DATASET CONTENT
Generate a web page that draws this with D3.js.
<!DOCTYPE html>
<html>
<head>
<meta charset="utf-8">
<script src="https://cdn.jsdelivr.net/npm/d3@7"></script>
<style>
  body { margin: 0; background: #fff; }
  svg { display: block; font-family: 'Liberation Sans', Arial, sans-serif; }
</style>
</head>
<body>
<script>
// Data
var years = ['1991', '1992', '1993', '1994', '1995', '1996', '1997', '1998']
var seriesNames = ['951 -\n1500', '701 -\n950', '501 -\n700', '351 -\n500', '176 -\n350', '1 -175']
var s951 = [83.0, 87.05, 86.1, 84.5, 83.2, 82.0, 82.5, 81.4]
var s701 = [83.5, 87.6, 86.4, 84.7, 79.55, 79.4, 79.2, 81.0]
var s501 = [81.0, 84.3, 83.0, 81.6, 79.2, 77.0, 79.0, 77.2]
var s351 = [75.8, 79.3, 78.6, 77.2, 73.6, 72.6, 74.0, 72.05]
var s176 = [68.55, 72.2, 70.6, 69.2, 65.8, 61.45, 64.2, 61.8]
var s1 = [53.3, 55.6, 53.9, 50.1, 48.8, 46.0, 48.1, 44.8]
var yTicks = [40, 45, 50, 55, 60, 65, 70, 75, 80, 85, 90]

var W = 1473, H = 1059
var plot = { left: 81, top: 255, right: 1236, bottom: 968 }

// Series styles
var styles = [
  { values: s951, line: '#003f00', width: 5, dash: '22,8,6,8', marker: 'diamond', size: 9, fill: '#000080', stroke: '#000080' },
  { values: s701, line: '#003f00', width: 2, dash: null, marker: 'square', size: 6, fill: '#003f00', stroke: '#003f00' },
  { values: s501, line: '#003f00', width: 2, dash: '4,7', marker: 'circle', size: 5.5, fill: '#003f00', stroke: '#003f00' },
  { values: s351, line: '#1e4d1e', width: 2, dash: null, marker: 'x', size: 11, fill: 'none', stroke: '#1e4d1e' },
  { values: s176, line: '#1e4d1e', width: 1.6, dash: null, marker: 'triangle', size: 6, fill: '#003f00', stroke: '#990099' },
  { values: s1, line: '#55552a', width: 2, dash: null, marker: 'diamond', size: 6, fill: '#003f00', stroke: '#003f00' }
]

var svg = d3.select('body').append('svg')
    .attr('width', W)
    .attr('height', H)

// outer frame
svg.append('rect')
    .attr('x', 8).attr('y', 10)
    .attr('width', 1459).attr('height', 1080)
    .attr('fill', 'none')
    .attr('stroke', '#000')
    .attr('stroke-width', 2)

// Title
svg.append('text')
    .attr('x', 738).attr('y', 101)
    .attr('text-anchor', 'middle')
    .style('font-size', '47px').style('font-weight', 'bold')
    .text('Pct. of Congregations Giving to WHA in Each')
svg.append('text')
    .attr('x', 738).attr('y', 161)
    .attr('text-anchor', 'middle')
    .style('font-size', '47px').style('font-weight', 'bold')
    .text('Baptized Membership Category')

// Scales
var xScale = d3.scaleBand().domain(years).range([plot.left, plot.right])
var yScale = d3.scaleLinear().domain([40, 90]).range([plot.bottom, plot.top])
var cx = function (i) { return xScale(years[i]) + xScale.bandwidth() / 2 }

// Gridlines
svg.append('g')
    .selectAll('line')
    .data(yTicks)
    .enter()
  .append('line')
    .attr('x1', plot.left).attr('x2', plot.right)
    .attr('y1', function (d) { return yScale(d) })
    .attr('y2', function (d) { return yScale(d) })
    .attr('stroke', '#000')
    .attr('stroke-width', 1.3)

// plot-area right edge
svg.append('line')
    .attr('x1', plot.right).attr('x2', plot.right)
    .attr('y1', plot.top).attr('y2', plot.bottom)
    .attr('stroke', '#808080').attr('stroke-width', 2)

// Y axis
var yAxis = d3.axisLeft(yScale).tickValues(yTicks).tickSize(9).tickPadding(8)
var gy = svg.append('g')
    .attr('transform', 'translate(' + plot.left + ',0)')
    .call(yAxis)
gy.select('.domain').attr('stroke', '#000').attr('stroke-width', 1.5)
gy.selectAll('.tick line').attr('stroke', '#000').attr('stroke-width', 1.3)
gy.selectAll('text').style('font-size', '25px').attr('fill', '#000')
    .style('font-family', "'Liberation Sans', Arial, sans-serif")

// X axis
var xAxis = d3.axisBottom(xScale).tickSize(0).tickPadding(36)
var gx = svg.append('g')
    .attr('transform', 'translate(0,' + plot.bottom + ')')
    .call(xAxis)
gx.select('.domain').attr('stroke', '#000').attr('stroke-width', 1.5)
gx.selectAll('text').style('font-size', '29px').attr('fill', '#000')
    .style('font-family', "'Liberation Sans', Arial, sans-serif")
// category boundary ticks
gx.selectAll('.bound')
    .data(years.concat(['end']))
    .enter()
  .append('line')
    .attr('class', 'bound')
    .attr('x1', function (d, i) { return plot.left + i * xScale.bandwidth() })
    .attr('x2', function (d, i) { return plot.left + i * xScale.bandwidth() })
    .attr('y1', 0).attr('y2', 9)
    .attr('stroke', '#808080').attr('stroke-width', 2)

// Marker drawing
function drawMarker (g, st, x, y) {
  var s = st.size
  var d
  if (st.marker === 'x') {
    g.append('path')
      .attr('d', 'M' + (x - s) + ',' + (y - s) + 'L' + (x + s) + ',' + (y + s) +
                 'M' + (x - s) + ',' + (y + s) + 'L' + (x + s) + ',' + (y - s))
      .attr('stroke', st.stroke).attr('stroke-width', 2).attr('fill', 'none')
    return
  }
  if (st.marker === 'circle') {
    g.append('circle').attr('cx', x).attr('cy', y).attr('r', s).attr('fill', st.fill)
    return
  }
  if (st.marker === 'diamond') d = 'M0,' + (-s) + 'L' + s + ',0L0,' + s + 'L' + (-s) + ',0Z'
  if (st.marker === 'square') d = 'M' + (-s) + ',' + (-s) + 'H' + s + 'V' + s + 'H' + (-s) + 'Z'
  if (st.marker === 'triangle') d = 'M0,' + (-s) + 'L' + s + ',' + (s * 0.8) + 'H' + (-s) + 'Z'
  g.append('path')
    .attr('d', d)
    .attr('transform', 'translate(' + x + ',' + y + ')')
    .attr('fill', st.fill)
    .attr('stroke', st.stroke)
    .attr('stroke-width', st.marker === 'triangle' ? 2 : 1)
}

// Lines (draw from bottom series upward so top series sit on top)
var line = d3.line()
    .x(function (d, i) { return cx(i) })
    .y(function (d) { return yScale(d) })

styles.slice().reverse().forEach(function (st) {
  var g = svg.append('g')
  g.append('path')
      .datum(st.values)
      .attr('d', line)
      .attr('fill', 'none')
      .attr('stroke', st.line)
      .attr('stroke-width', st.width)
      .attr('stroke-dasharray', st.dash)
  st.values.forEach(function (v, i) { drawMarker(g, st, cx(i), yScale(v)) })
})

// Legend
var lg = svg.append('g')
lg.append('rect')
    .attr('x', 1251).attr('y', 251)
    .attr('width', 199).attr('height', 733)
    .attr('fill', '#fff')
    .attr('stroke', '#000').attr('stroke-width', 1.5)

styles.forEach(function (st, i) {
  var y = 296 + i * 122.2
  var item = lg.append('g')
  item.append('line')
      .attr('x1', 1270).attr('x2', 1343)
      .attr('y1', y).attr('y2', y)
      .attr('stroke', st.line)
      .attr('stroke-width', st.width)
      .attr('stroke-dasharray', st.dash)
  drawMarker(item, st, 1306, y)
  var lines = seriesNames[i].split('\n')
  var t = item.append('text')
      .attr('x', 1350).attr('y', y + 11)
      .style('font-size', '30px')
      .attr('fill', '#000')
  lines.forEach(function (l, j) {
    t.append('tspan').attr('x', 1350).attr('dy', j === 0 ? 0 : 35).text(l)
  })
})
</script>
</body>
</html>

WORK TO DO
Only the lines from the beginning of the material above through the line with "1236, bottom: 968" are wanted; extract them exactly.

ANSWER TO THIS PROBLEM
Generate a web page that draws this with D3.js.
<!DOCTYPE html>
<html>
<head>
<meta charset="utf-8">
<script src="https://cdn.jsdelivr.net/npm/d3@7"></script>
<style>
  body { margin: 0; background: #fff; }
  svg { display: block; font-family: 'Liberation Sans', Arial, sans-serif; }
</style>
</head>
<body>
<script>
// Data
var years = ['1991', '1992', '1993', '1994', '1995', '1996', '1997', '1998']
var seriesNames = ['951 -\n1500', '701 -\n950', '501 -\n700', '351 -\n500', '176 -\n350', '1 -175']
var s951 = [83.0, 87.05, 86.1, 84.5, 83.2, 82.0, 82.5, 81.4]
var s701 = [83.5, 87.6, 86.4, 84.7, 79.55, 79.4, 79.2, 81.0]
var s501 = [81.0, 84.3, 83.0, 81.6, 79.2, 77.0, 79.0, 77.2]
var s351 = [75.8, 79.3, 78.6, 77.2, 73.6, 72.6, 74.0, 72.05]
var s176 = [68.55, 72.2, 70.6, 69.2, 65.8, 61.45, 64.2, 61.8]
var s1 = [53.3, 55.6, 53.9, 50.1, 48.8, 46.0, 48.1, 44.8]
var yTicks = [40, 45, 50, 55, 60, 65, 70, 75, 80, 85, 90]

var W = 1473, H = 1059
var plot = { left: 81, top: 255, right: 1236, bottom: 968 }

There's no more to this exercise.